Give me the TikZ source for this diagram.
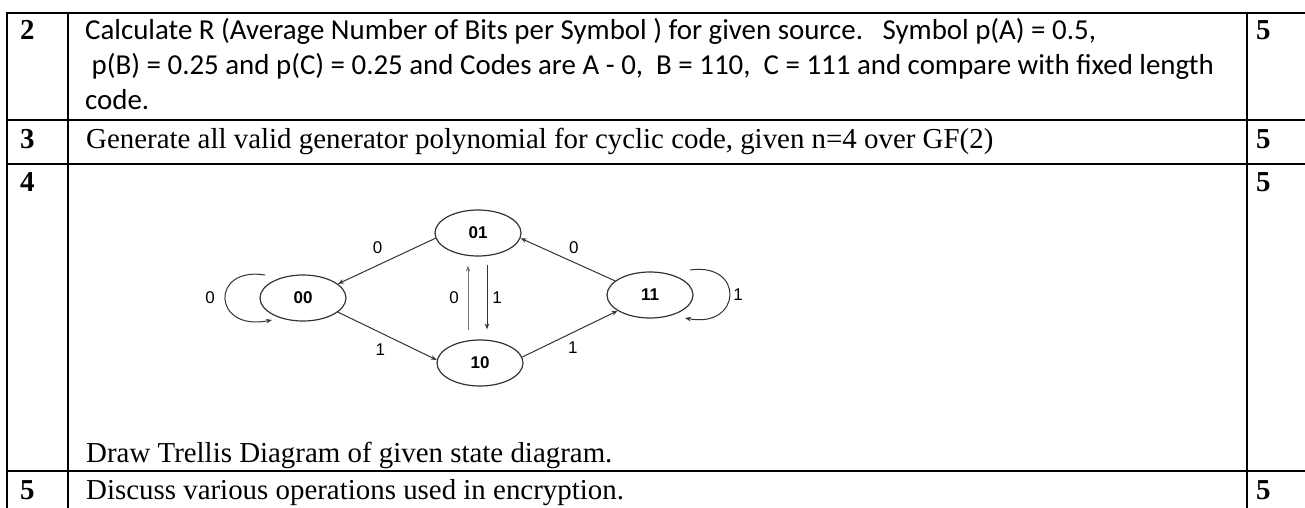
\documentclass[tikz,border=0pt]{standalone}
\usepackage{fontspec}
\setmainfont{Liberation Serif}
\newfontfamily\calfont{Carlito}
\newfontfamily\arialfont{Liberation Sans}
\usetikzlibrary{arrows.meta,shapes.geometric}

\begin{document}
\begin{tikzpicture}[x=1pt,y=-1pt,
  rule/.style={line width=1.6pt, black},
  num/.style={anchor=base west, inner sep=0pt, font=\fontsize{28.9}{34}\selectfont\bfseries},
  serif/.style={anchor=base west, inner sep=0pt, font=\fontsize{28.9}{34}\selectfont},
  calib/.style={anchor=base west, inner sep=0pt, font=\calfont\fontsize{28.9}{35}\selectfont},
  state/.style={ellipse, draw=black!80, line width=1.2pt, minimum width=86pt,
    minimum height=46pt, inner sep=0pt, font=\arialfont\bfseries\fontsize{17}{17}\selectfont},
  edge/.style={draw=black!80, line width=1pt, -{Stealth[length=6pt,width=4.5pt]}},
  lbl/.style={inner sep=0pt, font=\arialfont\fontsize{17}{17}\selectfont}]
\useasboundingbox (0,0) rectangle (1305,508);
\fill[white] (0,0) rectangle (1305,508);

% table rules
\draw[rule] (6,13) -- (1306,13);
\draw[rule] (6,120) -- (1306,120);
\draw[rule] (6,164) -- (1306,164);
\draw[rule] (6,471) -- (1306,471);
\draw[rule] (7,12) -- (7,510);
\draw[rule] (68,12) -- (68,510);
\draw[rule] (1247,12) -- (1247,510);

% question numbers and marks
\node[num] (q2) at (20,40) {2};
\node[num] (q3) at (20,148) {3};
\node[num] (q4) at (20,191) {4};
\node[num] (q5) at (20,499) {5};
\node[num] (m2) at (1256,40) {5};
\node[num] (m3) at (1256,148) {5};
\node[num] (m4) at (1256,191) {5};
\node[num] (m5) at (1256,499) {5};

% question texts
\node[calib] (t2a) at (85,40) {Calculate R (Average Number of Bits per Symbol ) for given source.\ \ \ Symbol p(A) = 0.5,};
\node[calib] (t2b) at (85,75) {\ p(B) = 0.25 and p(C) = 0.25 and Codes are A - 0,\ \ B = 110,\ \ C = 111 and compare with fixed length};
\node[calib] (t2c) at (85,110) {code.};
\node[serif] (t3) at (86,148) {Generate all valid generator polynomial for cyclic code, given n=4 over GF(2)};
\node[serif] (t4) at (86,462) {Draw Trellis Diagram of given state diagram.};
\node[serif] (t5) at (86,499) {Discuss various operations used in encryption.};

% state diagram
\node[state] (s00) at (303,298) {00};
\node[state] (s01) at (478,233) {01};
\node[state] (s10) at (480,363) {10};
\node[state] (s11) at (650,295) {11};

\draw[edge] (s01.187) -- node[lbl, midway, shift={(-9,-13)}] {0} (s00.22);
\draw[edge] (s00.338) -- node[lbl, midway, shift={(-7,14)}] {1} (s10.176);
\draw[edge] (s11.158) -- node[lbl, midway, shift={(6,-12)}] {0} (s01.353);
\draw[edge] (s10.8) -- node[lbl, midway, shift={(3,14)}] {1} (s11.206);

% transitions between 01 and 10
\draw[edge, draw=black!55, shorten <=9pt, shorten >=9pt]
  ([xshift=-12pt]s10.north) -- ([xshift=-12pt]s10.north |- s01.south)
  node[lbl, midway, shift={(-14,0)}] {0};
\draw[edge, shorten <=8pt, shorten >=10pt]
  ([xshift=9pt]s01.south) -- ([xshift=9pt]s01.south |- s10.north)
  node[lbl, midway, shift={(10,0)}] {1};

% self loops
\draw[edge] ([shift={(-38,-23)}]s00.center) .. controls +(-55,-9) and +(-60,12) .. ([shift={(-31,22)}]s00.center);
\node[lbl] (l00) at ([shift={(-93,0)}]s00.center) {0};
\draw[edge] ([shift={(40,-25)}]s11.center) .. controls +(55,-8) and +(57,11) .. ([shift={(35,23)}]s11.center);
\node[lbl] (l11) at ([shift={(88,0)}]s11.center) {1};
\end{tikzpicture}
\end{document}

» Required work:
Pictures excluded, repeat exactly the lines from the top of the material through the line with "(1247,12) -- (1247,510);", including both of those lines.

» Written response:
Give me the TikZ source for this diagram.
\documentclass[tikz,border=0pt]{standalone}
\usepackage{fontspec}
\setmainfont{Liberation Serif}
\newfontfamily\calfont{Carlito}
\newfontfamily\arialfont{Liberation Sans}
\usetikzlibrary{arrows.meta,shapes.geometric}

\begin{document}
\begin{tikzpicture}[x=1pt,y=-1pt,
  rule/.style={line width=1.6pt, black},
  num/.style={anchor=base west, inner sep=0pt, font=\fontsize{28.9}{34}\selectfont\bfseries},
  serif/.style={anchor=base west, inner sep=0pt, font=\fontsize{28.9}{34}\selectfont},
  calib/.style={anchor=base west, inner sep=0pt, font=\calfont\fontsize{28.9}{35}\selectfont},
  state/.style={ellipse, draw=black!80, line width=1.2pt, minimum width=86pt,
    minimum height=46pt, inner sep=0pt, font=\arialfont\bfseries\fontsize{17}{17}\selectfont},
  edge/.style={draw=black!80, line width=1pt, -{Stealth[length=6pt,width=4.5pt]}},
  lbl/.style={inner sep=0pt, font=\arialfont\fontsize{17}{17}\selectfont}]
\useasboundingbox (0,0) rectangle (1305,508);
\fill[white] (0,0) rectangle (1305,508);

% table rules
\draw[rule] (6,13) -- (1306,13);
\draw[rule] (6,120) -- (1306,120);
\draw[rule] (6,164) -- (1306,164);
\draw[rule] (6,471) -- (1306,471);
\draw[rule] (7,12) -- (7,510);
\draw[rule] (68,12) -- (68,510);
\draw[rule] (1247,12) -- (1247,510);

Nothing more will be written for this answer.